Timor Leste is one of the poorest countries in Asia. Over 70% of households rely on kerosene as their main energy source for lighting and, in rural districts, this figure may be as high as 90%. However, burning kerosene to produce light is extremely inefficient and, in addition, its indoor use can have severe negative effects on the health of users.
This project, implemented by Mercy Corps, aimed to address these issues by replacing kerosene with solar PV systems to provide a clean and efficient source of household lighting, as well as power for key community institutions such as schools, health clinics and community centers. The WISIONS funded project was part of a 36 month ‘energy for all' programme (E4A) funded by the European Commission and implemented by Mercy Corps.
The first stage of the implementation was to form and train Energy Management Groups (EMG) at community level. The EMGs developed ‘Community Energy Plans' by identifying the fundamental energy needs in consultation with the community. The EMGs collected socioeconomic data concerning the number of lamps used daily in facilities, the demand for electricity for other uses and the total number of individuals using the installations weekly and monthly.
The second step was to inform the villages about the new energy systems and their functionality. About 65% had not previously heard of solar technology; therefore, an awareness campaign was launched and a number of solar systems were installed for demonstration purposes.
Technology, Operations and Maintenance
The analysis showed that basic lighting and certain other power requirements, such as for mobile phone charging, were most needed in community buildings such as schools, youth centres and religious buildings. Small solar PV systems are a proven technology for meeting these types of energy needs. Accordingly, 12 PV systems with a capacity of 48W each, three PV systems each with an 85W capacity and one system with a capacity of 170W were installed. The key technical components in addition to the PV panel were a sealed gel battery, a regulator, an inverter and between 4 and 7 LED lamps. The local EMGs were trained to install the systems themselves, which also provided them with the technical capacity to operate and maintain the equipment.
At community level - in contrast to household level - PV systems only replaced kerosene and candles to a limited extent. To a much larger extent, the systems have provided the opportunity for additional lighting and power for other new activities in the hours of darkness that were not possible before.
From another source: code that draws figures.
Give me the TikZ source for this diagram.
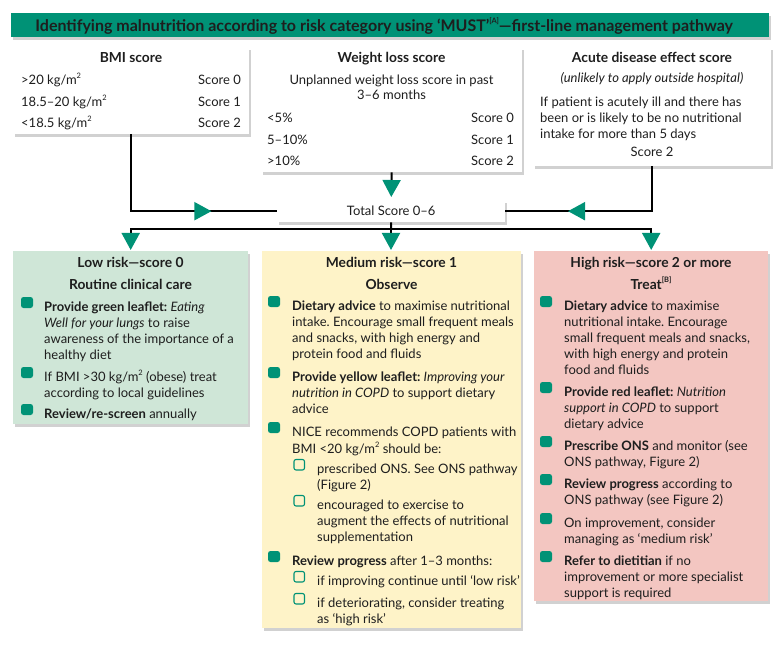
\documentclass[tikz,border=0pt]{standalone}
\usepackage{fontspec}
\setmainfont{Lato}
\usetikzlibrary{arrows.meta,shadows,decorations.markings,calc}
\frenchspacing
\definecolor{mustgreen}{RGB}{0,146,118}
\definecolor{lowfill}{RGB}{207,230,215}
\definecolor{medfill}{RGB}{254,243,200}
\definecolor{highfill}{RGB}{243,198,193}
\definecolor{ink}{RGB}{30,30,30}
\newcommand\bsq[2]{\fill[mustgreen, rounded corners=2.5pt] (#1,{#2-14}) rectangle ++(12,11);}
\newcommand\csq[2]{\draw[mustgreen, line width=1.1pt, rounded corners=2pt] (#1,{#2-13.5}) rectangle ++(10.5,10.5);}
\newcommand\mysup[1]{\raisebox{0.5em}{\fontsize{7.5}{8}\selectfont #1}}
\begin{document}
\frenchspacing
\begin{tikzpicture}[x=1pt,y=-1pt,
  box/.style={draw=none, fill=white, inner sep=0, anchor=north west,
    drop shadow={shadow xshift=1.5pt, shadow yshift=-2.5pt, opacity=0.3, fill=black!60}},
  head/.style={font=\bfseries\fontsize{13.8}{16}\selectfont, anchor=base, inner sep=0, text=ink},
  txt/.style={font=\fontsize{13}{16}\selectfont, anchor=base west, inner sep=0, text=ink},
  txtr/.style={font=\fontsize{13}{16}\selectfont, anchor=base east, inner sep=0, text=ink},
  txtc/.style={font=\fontsize{13}{16}\selectfont, anchor=base, inner sep=0, text=ink},
  para/.style={font=\fontsize{13}{16}\selectfont\frenchspacing, anchor=north west, inner sep=0, align=left, text=ink},
  conn/.style={line width=2pt, black},
  gtip/.tip={Triangle[width=18pt,length=17pt,color=mustgreen]}
]
\useasboundingbox (0,0) rectangle (780,650);

% title bar
\node[box, fill=mustgreen, minimum width=758pt, minimum height=24pt] (title) at (11,13) {};
\node[font=\bfseries\fontsize{16}{18}\selectfont, text=ink, inner sep=0] (titletext) at ($(title.center)+(-6,0.5)$)
  {Identifying malnutrition according to risk category using ‘MUST’\mysup{[A]}—first-line management pathway};

% top boxes
\node[box, minimum width=236pt, minimum height=87pt] (bmi) at (13,47) {};
\node[box, minimum width=261pt, minimum height=125pt] (wl) at (261,47) {};
\node[box, minimum width=238pt, minimum height=119pt] (acute) at (533,47) {};
\node[box, minimum width=228pt, minimum height=22pt] (total) at (277,200) {};
\node[txtc] (totaltext) at ($(total.center)+(0,4.6)$) {Total Score 0–6};

% BMI
\node[head] (bmih) at (131,63) {BMI score};
\node[txt] (bmi1) at (21,85) {>20 kg/m\mysup{2}};
\node[txt] (bmi2) at (21,107) {18.5–20 kg/m\mysup{2}};
\node[txt] (bmi3) at (21,128) {<18.5 kg/m\mysup{2}};
\node[txtr] (bmis1) at (241,85) {Score 0};
\node[txtr] (bmis2) at (241,107) {Score 1};
\node[txtr] (bmis3) at (241,128) {Score 2};

% Weight loss
\node[head] (wlh) at (391.5,63) {Weight loss score};
\node[txtc] (wla) at (391.5,85) {Unplanned weight loss score in past};
\node[txtc] (wlb) at (391.5,100) {3–6 months};
\node[txt] (wl1) at (267,123) {<5\%};
\node[txt] (wl2) at (267,145) {5–10\%};
\node[txt] (wl3) at (267,166) {>10\%};
\node[txtr] (wls1) at (514,123) {Score 0};
\node[txtr] (wls2) at (514,145) {Score 1};
\node[txtr] (wls3) at (514,166) {Score 2};

% Acute
\node[head] (ach) at (652,63) {Acute disease effect score};
\node[txtc] (aci) at (652,83) {\itshape (unlikely to apply outside hospital)};
\node[para] (act) at (540,{106-11.2}) {\strut If patient is acutely ill and there has\\been or is likely to be no nutritional\\intake for more than 5 days};
\node[txtc] (acs) at (652,157) {Score 2};

% connectors to total
\draw[conn, postaction={decorate}, decoration={markings, mark=at position 157pt with {\arrow{gtip}}}]
  (bmi.south) |- (total.west);
\draw[conn, postaction={decorate}, decoration={markings, mark=at position 129pt with {\arrow{gtip}}}]
  (acute.south) |- (total.east);
\draw[conn, -{gtip}, shorten >=3pt] (wl.south) -- (total.north);

% risk boxes
\node[box, fill=lowfill, minimum width=235pt, minimum height=173pt] (low) at (13,251) {};
\node[box, fill=medfill, minimum width=259pt, minimum height=377pt] (med) at (262,251) {};
\node[box, fill=highfill, minimum width=234pt, minimum height=350pt] (high) at (534,251) {};

\coordinate (split) at (391,229);
\draw[conn] (total.south) -- (split);
\draw[conn, -{gtip}, shorten >=1pt] (split) -| (low.north);
\draw[conn, -{gtip}, shorten >=1pt] (split) -- (split |- med.north);
\draw[conn, -{gtip}, shorten >=1pt] (split) -| (high.north);

% Low risk
\node[head] (lowt) at (130.5,268) {Low risk—score 0};
\node[head] (lows) at (130.5,289) {Routine clinical care};
\bsq{21}{311}\bsq{21}{381}\bsq{21}{418}
\node[para] (low1) at (44,{311-11.2}) {\strut\textbf{Provide green leaflet:} \textit{Eating}\\\textit{Well for your lungs} to raise\\awareness of the importance of a\\healthy diet};
\node[para] (low2) at (44,{381-11.2}) {\strut If BMI >30 kg/m\mysup{2} (obese) treat\\according to local guidelines};
\node[para] (low3) at (44,{418-11.2}) {\strut\textbf{Review/re-screen} annually};

% Medium risk
\node[head] (medt) at (391.5,268) {Medium risk—score 1};
\node[head] (meds) at (391.5,289) {Observe};
\bsq{268}{310}\bsq{268}{381}\bsq{268}{436}\bsq{268}{565}
\csq{294}{473}\csq{294}{509}\csq{294}{585}\csq{294}{607}
\node[para] (med1) at (292,{310-11.2}) {\strut\textbf{Dietary advice} to maximise nutritional\\intake. Encourage small frequent meals\\and snacks, with high energy and\\protein food and fluids};
\node[para] (med2) at (292,{381-11.2}) {\strut\textbf{Provide yellow leaflet:} \textit{Improving your}\\\textit{nutrition in COPD} to support dietary\\advice};
\node[para] (med3) at (292,{436-11.2}) {\strut NICE recommends COPD patients with\\BMI <20 kg/m\mysup{2} should be:};
\node[para] (medc1) at (317,{473-11.2}) {\strut prescribed ONS. See ONS pathway\\(Figure 2)};
\node[para] (medc2) at (317,{509-11.2}) {\strut encouraged to exercise to\\augment the effects of nutritional\\supplementation};
\node[para] (med4) at (292,{565-11.2}) {\strut\textbf{Review progress} after 1–3 months:};
\node[para] (medc3) at (317,{585-11.2}) {\strut if improving continue until ‘low risk’};
\node[para] (medc4) at (317,{607-11.2}) {\strut if deteriorating, consider treating\\as ‘high risk’};

% High risk
\node[head] (hight) at (651,268) {High risk—score 2 or more};
\node[head] (highs) at (651,289) {Treat\mysup{[B]}};
\bsq{540}{310}\bsq{540}{396}\bsq{540}{450}\bsq{540}{488}\bsq{540}{527}\bsq{540}{565}
\node[para] (high1) at (564,{310-11.2}) {\strut\textbf{Dietary advice} to maximise\\nutritional intake. Encourage\\small frequent meals and snacks,\\with high energy and protein\\food and fluids};
\node[para] (high2) at (564,{396-11.2}) {\strut\textbf{Provide red leaflet:} \textit{Nutrition}\\\textit{support in COPD} to support\\dietary advice};
\node[para] (high3) at (564,{450-11.2}) {\strut\textbf{Prescribe ONS} and monitor (see\\ONS pathway, Figure 2)};
\node[para] (high4) at (564,{488-11.2}) {\strut\textbf{Review progress} according to\\ONS pathway (see Figure 2)};
\node[para] (high5) at (564,{527-11.2}) {\strut On improvement, consider\\managing as ‘medium risk’};
\node[para] (high6) at (564,{565-11.2}) {\strut\textbf{Refer to dietitian} if no\\improvement or more specialist\\support is required};
\end{tikzpicture}
\end{document}
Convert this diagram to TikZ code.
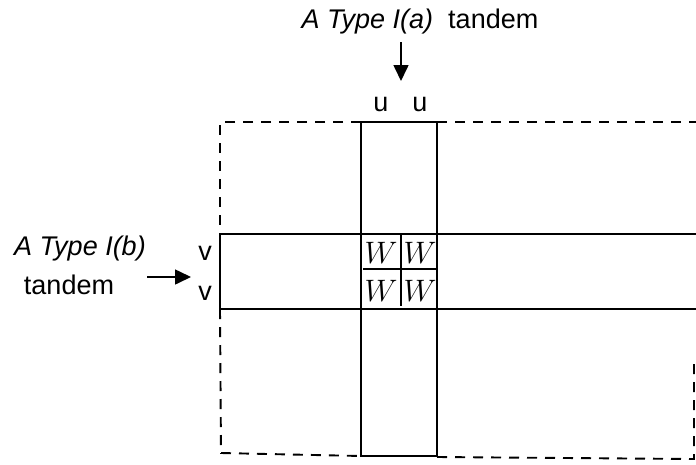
\documentclass[tikz,border=0pt]{standalone}
\usepackage{fix-cm}
\usepackage{fontspec}
\setmainfont{Liberation Sans}
\usetikzlibrary{arrows.meta,positioning,calc}

\tikzset{
  lbl/.style={font=\fontsize{27}{31}\selectfont, inner sep=0pt},
  wlbl/.style={font=\fontsize{31}{34}\selectfont, inner sep=0pt},
  band/.style={line width=1.9pt},
  edge/.style={line width=1.9pt, dash pattern=on 10pt off 8pt},
  pointer/.style={line width=1.6pt, -{Triangle[length=16pt,width=15pt]}}
}

\begin{document}
\begin{tikzpicture}[x=1pt,y=-1pt]
  \useasboundingbox (0,0) rectangle (696,464);
  % labels
  \node[lbl] (ttla) at (420,22) {\textit{A Type I(a)}\ \ tandem};
  \node[lbl] (ttlb) at (80,249) {\textit{A Type I(b)}};
  \node[lbl] (tand) at (69,285) {tandem};
  \node[lbl] (u1) at (381,104) {u};
  \node[lbl] (u2) at (420,104) {u};
  \node[lbl] (v1) at (205,253) {v};
  \node[lbl] (v2) at (205,293) {v};
  \coordinate (atop) at (401,42);
  \coordinate (abot) at (401,81);
  \coordinate (bleft) at (147,277);
  \coordinate (bright) at (191,277);
  \draw[pointer] (atop) -- (abot);
  \draw[pointer] (bleft) -- (bright);
  % dashed outline of the matrix
  \draw[edge] (361,122) -- (220,122) -- (220,234);
  \draw[edge] (220,309) -- (221,453) -- (361,456);
  \draw[edge] (437,122) -- (696,122);
  \draw[edge] (437,457) -- (694,459) -- (694,360);
  % the two tandem bands
  \draw[band] (361,122) rectangle (437,456);
  \draw[band] (696,234) -- (220,234) -- (220,309) -- (696,309);
  % inner cells
  \draw[band] (401,234) -- (401,306);
  \draw[band] (363,269) -- (437,269);
  \node[wlbl] (w11) at (381,253) {$W$};
  \node[wlbl] (w12) at (420,253) {$W$};
  \node[wlbl] (w21) at (381,291) {$W$};
  \node[wlbl] (w22) at (420,291) {$W$};
\end{tikzpicture}
\end{document}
Financial Issues and Management
The PV system hardware cost about €450 for each 48W system, €750 for the 85W systems and €1500 for the 170W system. The community contributed about 25% of the total cost in the form of labour. In addition, each community developed a maintenance plan indicating how they would raise the funds to replace parts over time. Schools and religious buildings are able to use their maintenance budgets to replace spare parts, while youth centres and sacred houses required a different approach: communities agreed to charge a fixed rate for using the facilities and solar power for private events, such as weddings, parties, cultural occasions etc.
The use of kerosene for lighting results in relatively high levels of CO2 emissions because the process is very inefficient –more than 99% of the fuel is converted into unused heat instead of into light. Therefore, the project aimed to reduce CO2 emissions by reducing the use of kerosene for lightning. However, although the project provided 23 communities with PV systems, no kerosene was actually replaced because the energy from the PV systems was used to provide additional energy rather than to replace the current source of energy. As a result, the direct environmental benefits of the project are limited and, in addition, further negative side effects could occur in the future because the proper recycling of batteries in the solar systems cannot always be assured at local level.
Timor Leste is one of the poorest countries in Asia with 77% of the population living on less than $2 per day. The community PV systems do not generate income but they do provide the opportunity for additional social, educational or wellbeing activities after dark in community institutions such as schools, clinics or community centres.
Results & Impact
The results in relation to the two major components of this project - community training and installation of community systems - exceeded the set targets. Instead of the 4 community energy systems that were planned, 23 were implemented in 16 communities.
Mercy Corps explored the possibility of selling community systems through local businesses. However, they concluded that ensuring the availability of the various system components and providing appropriate installation and after-sale service would not be feasible, given the limited demand and wide geographical spread of potential customers. Conversely, the prospective market potential for compact solar products such as solar lanterns and all-in-one systems is anticipated to be much better.
The replication potential for community systems was, however, improved by the involvement of government agencies in the implementation process. This raised awareness of the technologies among decision-makers who facilitated the implementation of solar community systems in six additional locations.
The substantial increase in the number of systems was due to three factors. Firstly, the capacity that was needed for lighting was much lower than initially anticipated. In many locations 40W to 50W systems were sufficient to meet lighting needs. Secondly, money was saved on installation by training community members to install the systems themselves. Thirdly, solar panels could be purchased more economically than expected due to a reduction in the cost of PV technology over time.
Although the overall outcome of this project was positive, the experience does demonstrate the need for assessments to be undertaken before project implementation because meeting the needs of users is one of the most significant factors for the sustainability of a project.
The awareness-raising campaigns and the active involvement of government agencies were also key to the success of the project.